John: I teach on the Psalms in our Summer Conference. We say: this is a school for prayer; it’s a gymnasium for prayer. Unlike socials, you’re not having to make yourself up all the time: God has given you a way to pray.
Ephraim: One of the greatest unintentional blasphemies of the church in the last century has been to excise parts of the Psalms. Are you aware that we’ve actually done that? One of the Canadian prayer books has left out whole Psalms because they’re viewed as offensive and filled with attitudes that are unworthy of a righteous person—something like that. I understand the reasons. But it’s the wholeness of this book that exposes who we are, inside and outside, which is why it’s so essential to have the whole book. The whole thing. And if young people could understand and be drawn into the wholeness of the Psalter…. Well, I think we can have faith that something would happen that was good.
John: You’ve said the Church finds her identity in Scripture—say more?
Well, again, to speak negatively, the fact that the Old Testament has disappeared, practically speaking, in many Christian contexts, has robbed the Church of its ability to find itself properly in the Scriptures. The thought experiment is (because we can look at the history of the Church and its attempts to do this): What if we created an ecclesiology based solely on the Israel of the Old Testament? (And of course, that’s precisely what Jesus is providing: an ecclesiology based solely on Israel of the Old Testament). But what if we worked our way to doing that? Again, there would be a lot of reaction negatively to doing that. Some people, in their worries about colonisation and decolonisation, have seen biblical Israel as the epitome of the coloniser. And there’s some truth to that. I mean, we’re right to see Israel’s oppressive actions as sinful. Scripture itself does that. But it also does other things. What do we do with the call into Canaan by God? I’m not saying I have an answer to that. But I have no doubt that looking squarely in the eye of that—if you will—ecclesiology of the conquest of the land is going to trouble and reframe Christian self-understanding. It’s not obvious how it will do so, by the way. I’m not saying it will just turn us back into a triumphalistic church militant. Not at all. The story of the conquest of the land is a complicated one, scripturally—very complicated. But we have to be willing to have the patience to do so, and the courage to spend our time there.

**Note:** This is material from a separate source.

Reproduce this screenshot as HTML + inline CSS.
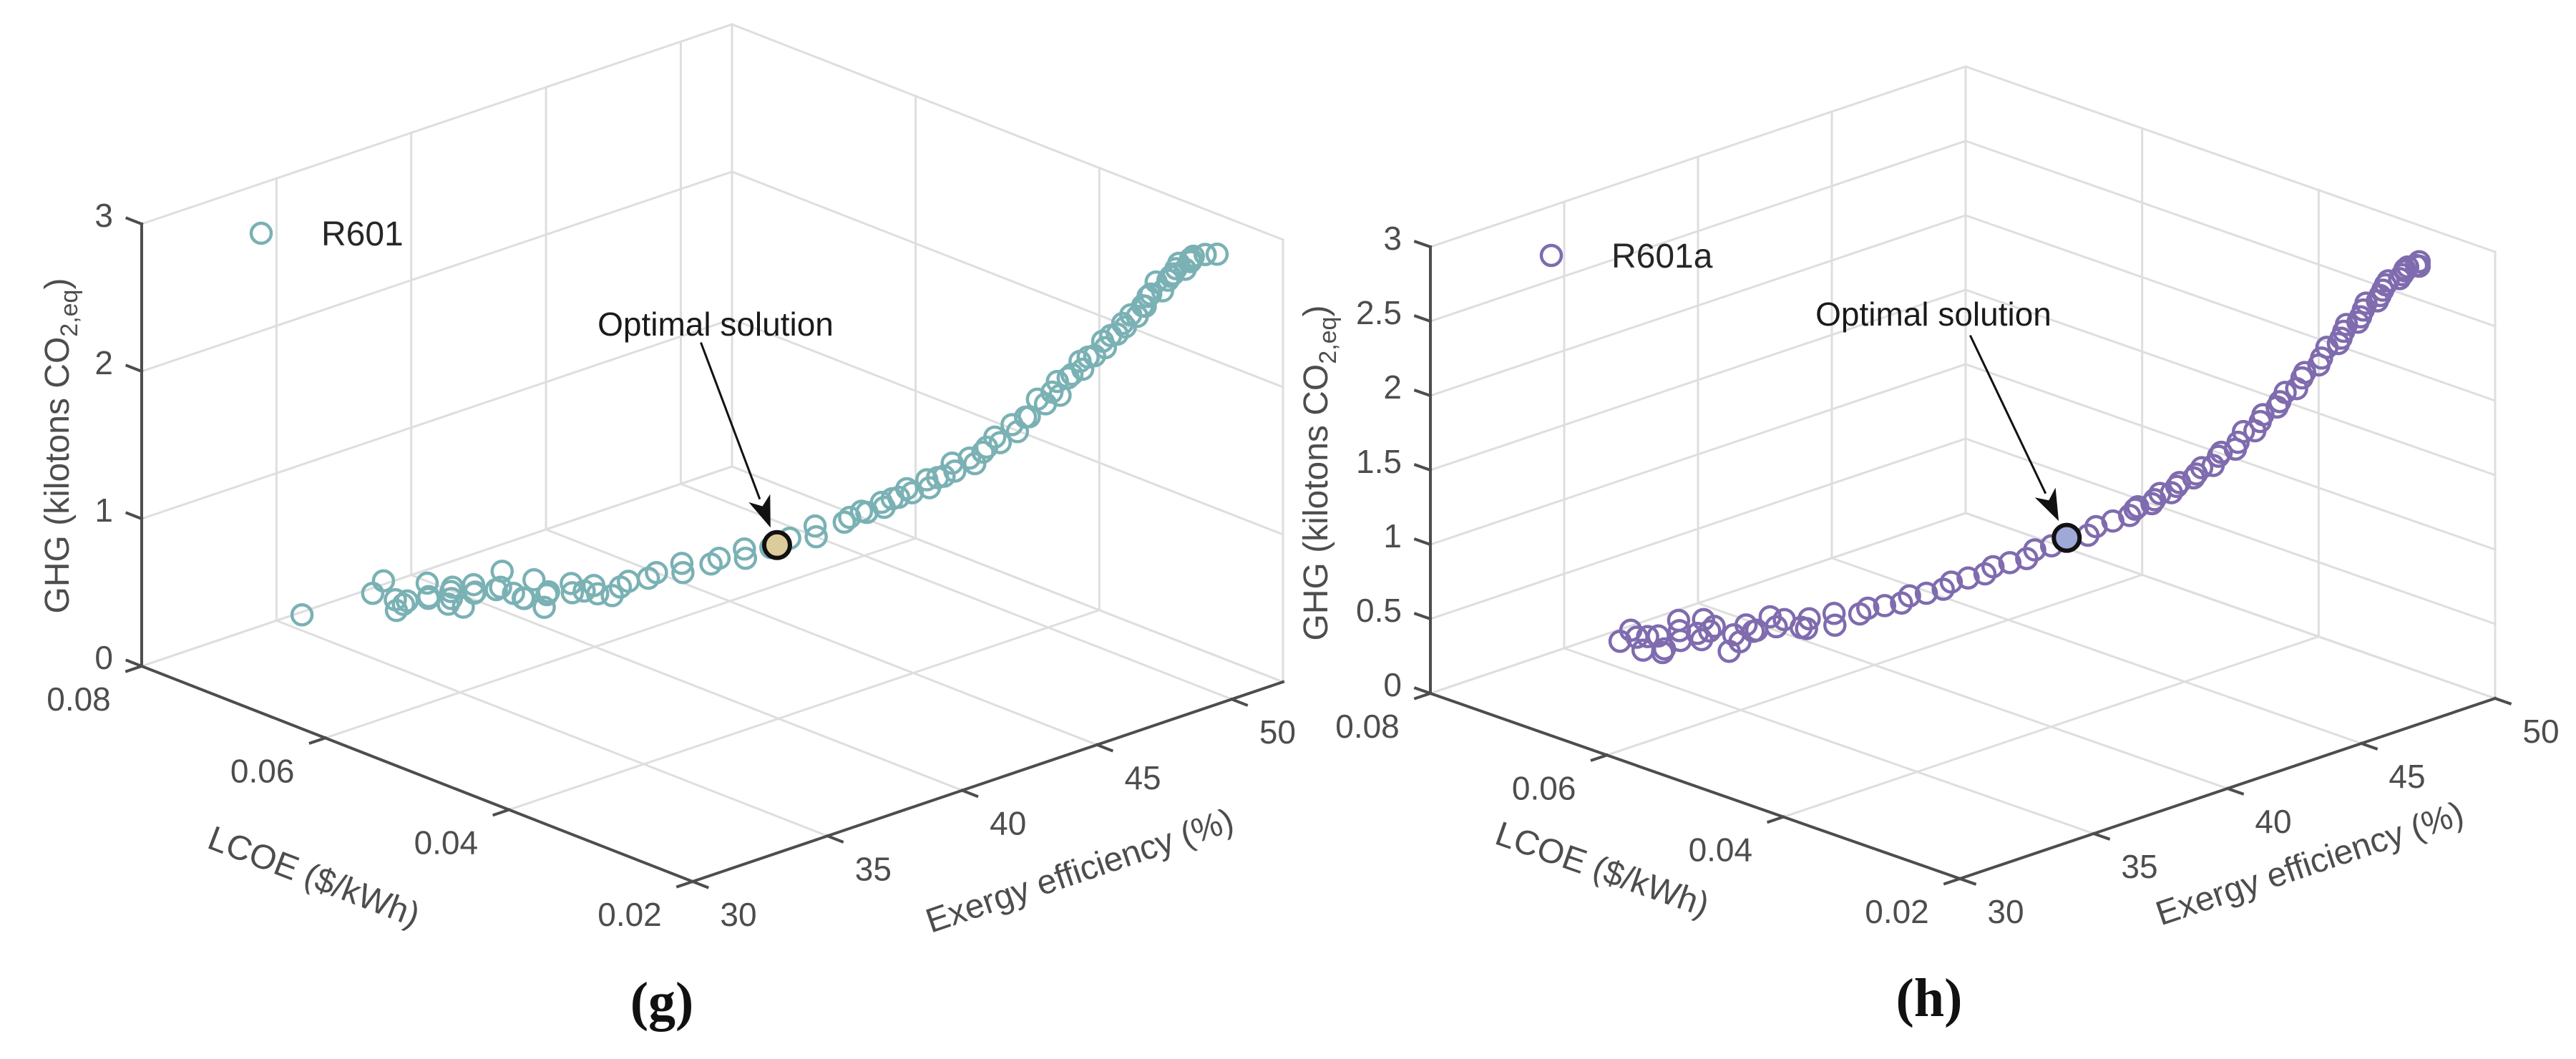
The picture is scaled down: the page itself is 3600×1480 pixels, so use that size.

And the Early Church tried, with difficulty. The issue of the Canaanites and the Amalekites and so on, was a favourite place. Origen, Augustine,… a lot of them struggled with: What do we do with this? Because here it is, this is who we are. They certainly didn’t shy away from that. No lectionary excisions. If you take Origen or Augustine, what became a traditional move to deal with these texts was to say: The Amalekites are our sin; this is the struggle against sin. Which is a very allegorical or tropological reading. It means I can look at Israel struggling against Canaan, not to say how bad Israel is, but to see my own sin. This is, maybe, too neat. It became too neat: it became a wooden way of dealing with difficult texts of Scripture, with violence in Scripture, and so on. But [it is] nonetheless, I think, a valid one. The other thing about figural reading is it’s constantly being done, because if this is God’s vital Word that’s in these forms, it means that these forms have an infinite depth of meaning. It’s both singular and polyphonic. We never end our engagement with it. And one thing you can’t do is the sort of equivalent of a cancel culture on Scripture. No; we have a call just to go there to find who we are, find who God is, find what Christ is doing.
John: This dovetails with your lifelong concern, both of you, with formation. And you’ve come to a point of saying: We need to do the basics in a sustained and coherent way. What’s the conviction at work there for you?
Ephraim: So—and Annette will have her take on this—I’ve gotten very interested in my writing in the last 10 plus years on this question of the shape of a Christian life, of a mortal life. Our lives are actually pretty straightforward: we get born, we grow for a few years—at best, as the psalmist says, if we’re lucky, 80. We die. And in that period, there’s this arc of life. It’s actually pretty similar for everybody. Our lives are small things. And that’s said over and over again in Scripture: our lives are very small. And therefore, what we’re called to do is to try to live them well. And to live them in a way that’s faithful to God having made us who we are. But no more. We’re not here to remake the universe.
So, the Christian basics are framed by this modest structure of our life. They can’t and shouldn’t be more than that. They should respond to the fact of birth, of growth, of living with others and trying to nurture them, of getting weak—Christian basics should be ordered to that frame. And to that degree, I don’t think they’re that complicated. They’re profound, but not that complicated. And they haven’t been, in the teaching. The Middle Ages ended up not having big catechisms: what they had was small things—the seven works of mercy, the seven deadly sins, the four cardinal virtues, whatever. And if you think about all these things, they were very practical. They had to do with life and death, and with the suffering of those who, in their brief span of life, needed help. Burying the dead: can you imagine this? One of the seven works of mercy that every Christian was taught, illiterate or not, as being fundamental to their life, was to bury the dead. Nobody would say that today.
But I mean, lots of things come out of that, right? You could spend a course in a theological school unpacking the virtue of burying the dead, and what it means. And that’s sort of what I’m talking about. It’s simple, but profound.
The traditional three pillars of catechesis [are] the Apostles Creed, the Lord’s Prayer, the Ten Commandments. The Ten Commandments, from the Early Church on—Jesus himself—saw those as frameworks for righteousness. Maybe it seems dumb—old fashioned or something. But again, just to think through the Ten Commandments, as sort of the basic ordering of a human life: you could do a lot worse. And one has done a lot worse!